Female Christian fighters target ISIS militants' weakness and greatest fear: Getting killed by a woman

Some people might think that members of the jihadist group Islamic State (ISIS) do not fear anything or anyone because of the many barbaric atrocities they have already committed.

Fighters countering the vile terrorist organisation in northern Syria, however, recently discovered one of the ISIS militants' greatest fears: Getting killed by a woman.

According to an article in the Daily Express, the ISIS militants are afraid of their lives ending in the hands of female fighters because based on their beliefs, "they won't go to heaven" if this happens.

Because of this fear, more and more brave Christian women are now joining an all-female militia group in Syria fighting ISIS.

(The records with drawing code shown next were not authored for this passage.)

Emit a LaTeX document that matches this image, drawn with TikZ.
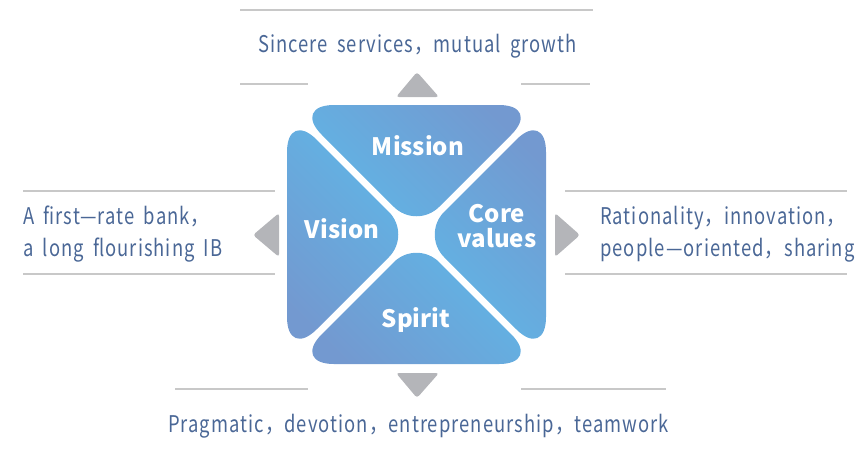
\documentclass[tikz,border=0pt]{standalone}
\usepackage{fontspec}
\setmainfont{Noto Sans CJK SC}
\newfontfamily\mottofont[LetterSpace=4.5,FakeStretch=0.8,WordSpace=1.8]{Noto Sans CJK SC}
\usetikzlibrary{positioning,calc}

\definecolor{txtblue}{HTML}{4A6796}
\definecolor{petaldark}{HTML}{7399D0}
\definecolor{petallight}{HTML}{5FB7E7}
\definecolor{arrowgray}{HTML}{B4B5B9}
\definecolor{rulegray}{HTML}{C8C8C8}

\tikzset{
  petal/.style 2 args={left color=#1, right color=#2, shading angle=-45},
  outer/.style={rounded corners=42pt},
  inner/.style={rounded corners=32pt},
  pointer/.style={fill=arrowgray, rounded corners=3pt},
  rule/.style={draw=rulegray, line width=1.1pt},
  motto/.style={text=txtblue, font=\mottofont\fontsize{23}{31.5}\selectfont, inner sep=0pt, align=left},
  petallabel/.style={text=white, font=\fontsize{24}{25}\selectfont\bfseries, inner sep=0pt, align=center}
}

\begin{document}
\begin{tikzpicture}[x=1pt,y=-1pt]
  \useasboundingbox (0,0) rectangle (867,459);

  % petals
  \shade[petal={petaldark}{petallight}]
    (416.5,105) [outer] -- (541,105) -- ($(541,105)!0.54!(416.5,229.5)$)
    [inner] -- (416.5,229.5) -- ($(416.5,229.5)!0.46!(292,105)$)
    [outer] -- (292,105) -- cycle;
  \shade[petal={petallight}{petaldark}]
    (287,234.5) [outer] -- (287,110) -- ($(287,110)!0.54!(411.5,234.5)$)
    [inner] -- (411.5,234.5) -- ($(411.5,234.5)!0.46!(287,359)$)
    [outer] -- (287,359) -- cycle;
  \shade[petal={petaldark}{petallight}]
    (546,234.5) [outer] -- (546,110) -- ($(546,110)!0.54!(421.5,234.5)$)
    [inner] -- (421.5,234.5) -- ($(421.5,234.5)!0.46!(546,359)$)
    [outer] -- (546,359) -- cycle;
  \shade[petal={petallight}{petaldark}]
    (416.5,364) [outer] -- (541,364) -- ($(541,364)!0.54!(416.5,239.5)$)
    [inner] -- (416.5,239.5) -- ($(416.5,239.5)!0.46!(292,364)$)
    [outer] -- (292,364) -- cycle;

  \node[petallabel, anchor=base] (mission) at (418,155) {Mission};
  \node[petallabel, anchor=base] (vision) at (342,238) {Vision};
  \node[petallabel, anchor=base] (values) at (497,247) {Core\\values};
  \node[petallabel, anchor=base] (spirit) at (416,327) {Spirit};

  % pointers
  \fill[pointer] (396,97) -- (417,72) -- (439,97) -- cycle;
  \fill[pointer] (396,373) -- (439,373) -- (417,398) -- cycle;
  \fill[pointer] (279,213) -- (279,257) -- (253,235) -- cycle;
  \fill[pointer] (555,213) -- (555,257) -- (580,235) -- cycle;

  % rules
  \draw[rule] (240,10) -- (593,10);
  \draw[rule] (240,84) -- (308,84);
  \draw[rule] (521,84) -- (590,84);
  \draw[rule] (23,191) -- (275,191);
  \draw[rule] (23,274) -- (275,274);
  \draw[rule] (565,191) -- (847,191);
  \draw[rule] (565,274) -- (847,274);
  \draw[rule] (175,389) -- (308,389);
  \draw[rule] (521,389) -- (666,389);

  % mottos
  \node[motto, anchor=base] (missiontxt) at (417.5,52) {Sincere services，mutual growth};
  \node[motto, anchor=base west] (visiontxt) at (23,256) {A first—rate bank，\\a long flourishing IB};
  \node[motto, anchor=base west] (valuestxt) at (600,256) {Rationality，innovation，\\people—oriented，sharing};
  \node[motto, anchor=base] (spirittxt) at (418.5,432) {Pragmatic，devotion，entrepreneurship，teamwork};
\end{tikzpicture}
\end{document}
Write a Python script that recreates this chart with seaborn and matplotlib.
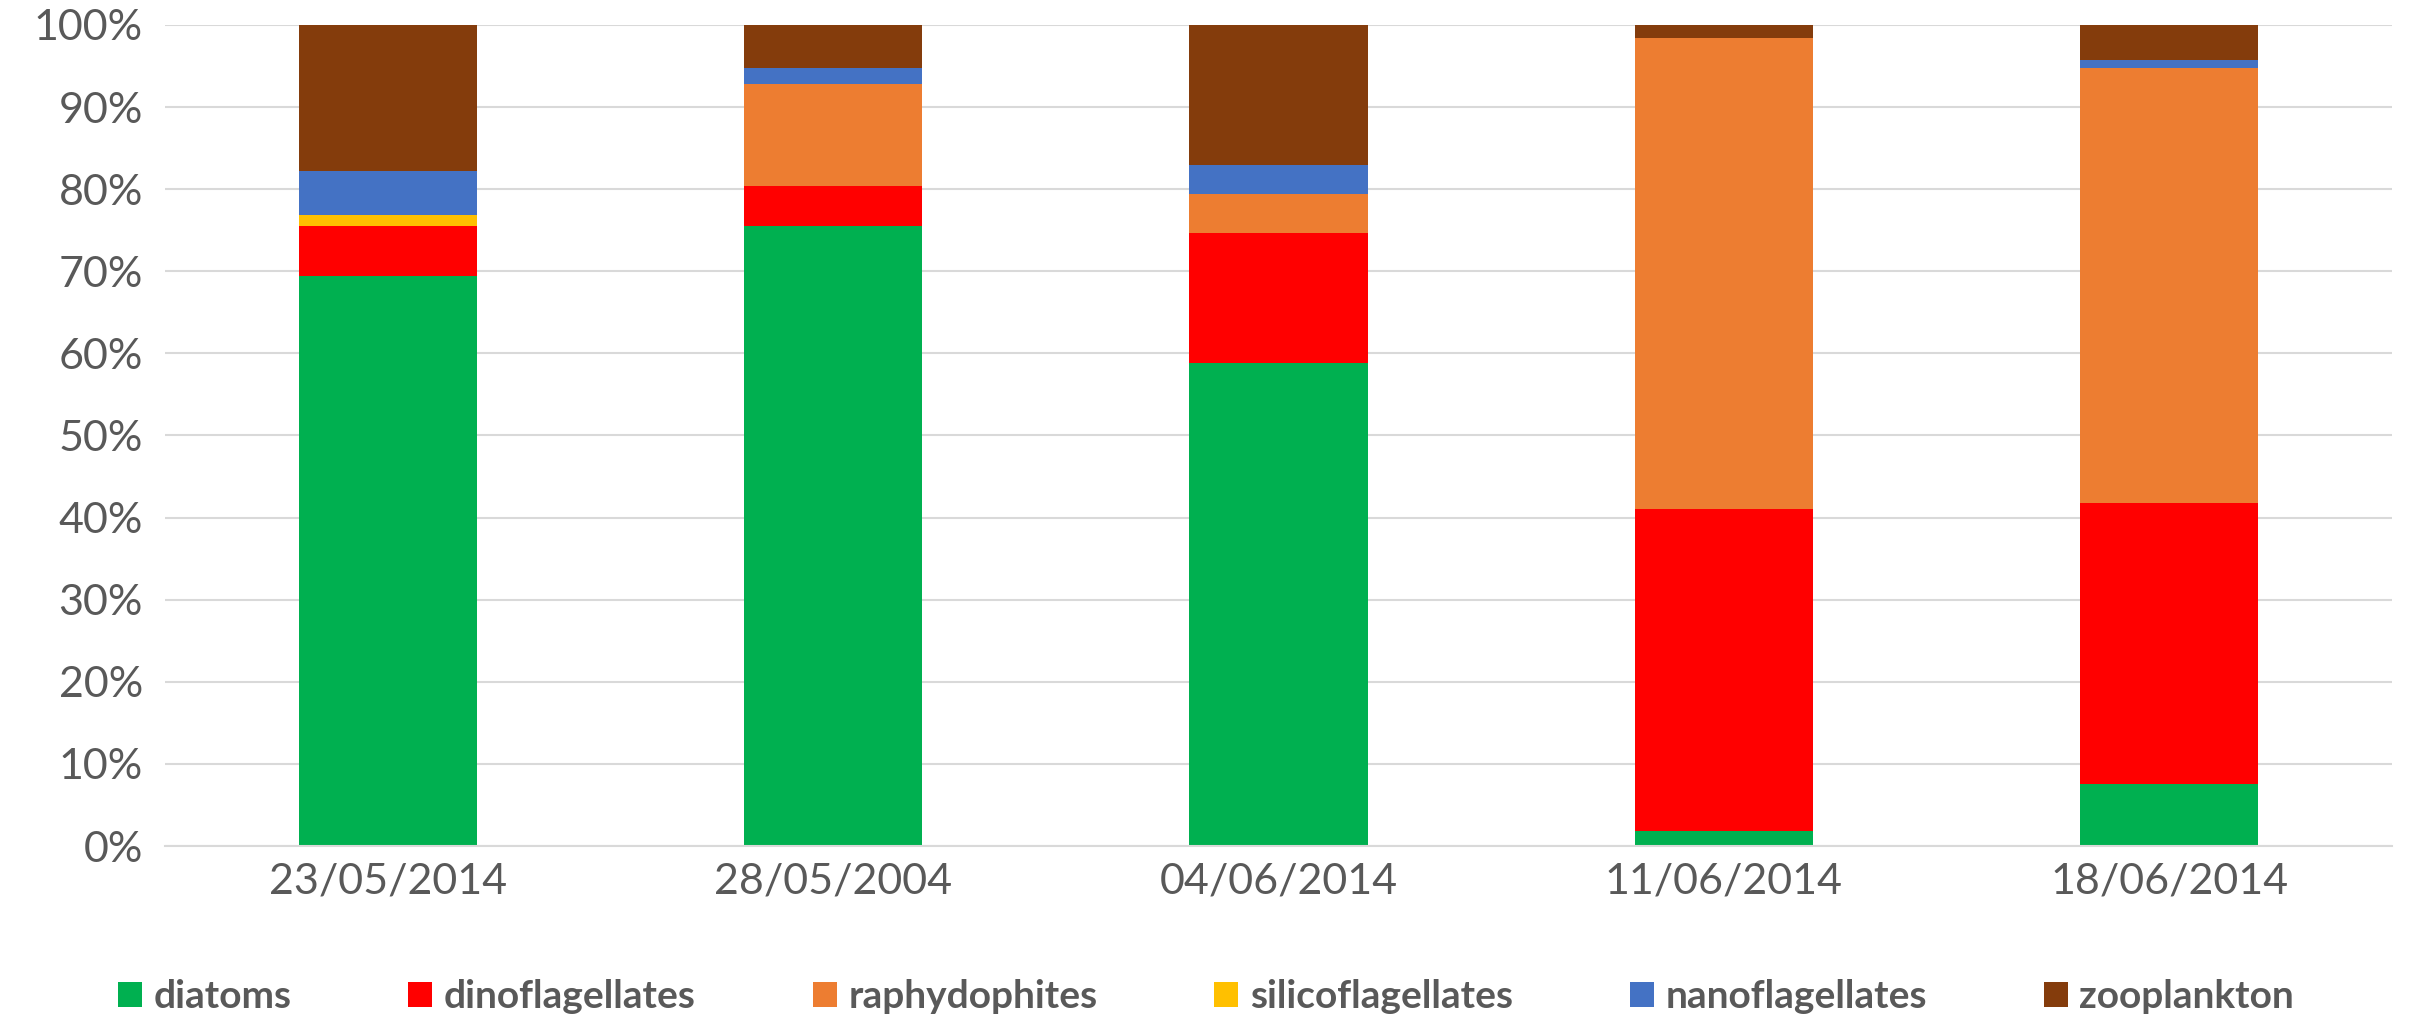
import matplotlib
matplotlib.use("Agg")
import matplotlib.pyplot as plt
import seaborn as sns
import numpy as np
import pandas as pd
from matplotlib.patches import Patch

dates = ["23/05/2014", "28/05/2004", "04/06/2014", "11/06/2014", "18/06/2014"]
series_names = ["diatoms", "dinoflagellates", "raphydophites", "silicoflagellates",
                "nanoflagellates", "zooplankton"]
diatoms = [69.4, 75.5, 58.8, 1.8, 7.6]
dinoflagellates = [6.1, 4.9, 15.9, 39.2, 34.2]
raphydophites = [0.0, 12.45, 4.75, 57.45, 53.0]
silicoflagellates = [1.3, 0.0, 0.0, 0.0, 0.0]
nanoflagellates = [5.4, 1.95, 3.55, 0.0, 0.9]
zooplankton = [17.8, 5.2, 17.0, 1.55, 4.3]
colors = ["#00B050", "#FF0000", "#ED7D31", "#FFC000", "#4472C4", "#843C0C"]
ytick_labels = [f"{v}%" for v in range(0, 101, 10)]

sns.set_theme(style="white")
plt.rcParams["font.family"] = ["Lato", "DejaVu Sans"]
text_color = "#595959"
grid_color = "#D9D9D9"

values = [diatoms, dinoflagellates, raphydophites, silicoflagellates, nanoflagellates, zooplankton]
df = pd.DataFrame({name: vals for name, vals in zip(series_names, values)})
df["date"] = dates
cum = df[series_names].cumsum(axis=1)

fig = plt.figure(figsize=(24.12, 10.17), dpi=100)
ax = fig.add_axes([165 / 2412, 1 - 846 / 1017, (2392 - 165) / 2412, (846 - 25) / 1017])

# draw from top of stack down so lower segments overlay
for name, col in reversed(list(zip(series_names, colors))):
    sns.barplot(x=df["date"], y=cum[name], color=col, width=0.4, ax=ax,
                saturation=1, linewidth=0, order=dates)

ax.set_ylim(0, 100)
ax.set_xlim(-0.5, 4.5)
ax.set_yticks(range(0, 101, 10))
ax.set_yticklabels(ytick_labels)
ax.set_xlabel("")
ax.set_ylabel("")
ax.set_axisbelow(True)
ax.yaxis.grid(True, color=grid_color, linewidth=1.5)
ax.xaxis.grid(False)
for s in ["top", "right", "left"]:
    ax.spines[s].set_visible(False)
ax.spines["bottom"].set_color(grid_color)
ax.spines["bottom"].set_linewidth(1.5)

ax.tick_params(axis="y", length=0, pad=16, labelsize=31, labelcolor=text_color)
ax.tick_params(axis="x", which="major", length=0, pad=12, labelsize=31, labelcolor=text_color)
ax.set_xticks(np.arange(-0.5, 5.0, 1.0), minor=True)
ax.tick_params(axis="x", which="minor", length=11, width=1.5, color=grid_color, direction="out")

handles = [Patch(facecolor=c, edgecolor="none", label=n) for n, c in zip(series_names, colors)]
leg = fig.legend(handles=handles, loc="center", bbox_to_anchor=(0.5, 0.02),
                 bbox_transform=fig.transFigure, ncol=6, frameon=False,
                 prop={"size": 28, "weight": "bold"}, handlelength=0.62, handleheight=0.62,
                 handletextpad=0.3, columnspacing=3.0)
for t in leg.get_texts():
    t.set_color(text_color)

fig.savefig("out.png", dpi=100)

This small battalion of around 50 women, known as "The Female Protection Forces of the Land Between Two Rivers," is proving to be a potent force in driving the ISIS back in northern Syria.

These female fighters, mostly in their early twenties, get their combat skills by training in a camp in the north-eastern town of Al-Qahtaniyeh in Syria.

A report from The Independent said one of the battalion's new recruits is a 36-year-old hairdresser named Babylonia, who left her husband and two children to "protect their future."

Babylonia shared that it was her own husband who encouraged her to shatter the gender stereotypes and take up arms against the ISIS.

To the ISIS, women are only supposed to live "sedentary" lives as homemakers, wives and mothers.

According to an ISIS manifesto released in Arabic by one of the ISIS propaganda wings, women are "divinely appointed" to lead a life of responsibilities at home.

Telhelden, a 21-year-old commander of the all-female battalion, meanwhile told CNN that ISIS members are indeed "afraid of girls."

"They think they're fighting in the name of Islam. They believe if someone from Daesh [ISIS] is killed by a girl, a Kurdish girl, they won't go to heaven. They're afraid of girls," she said.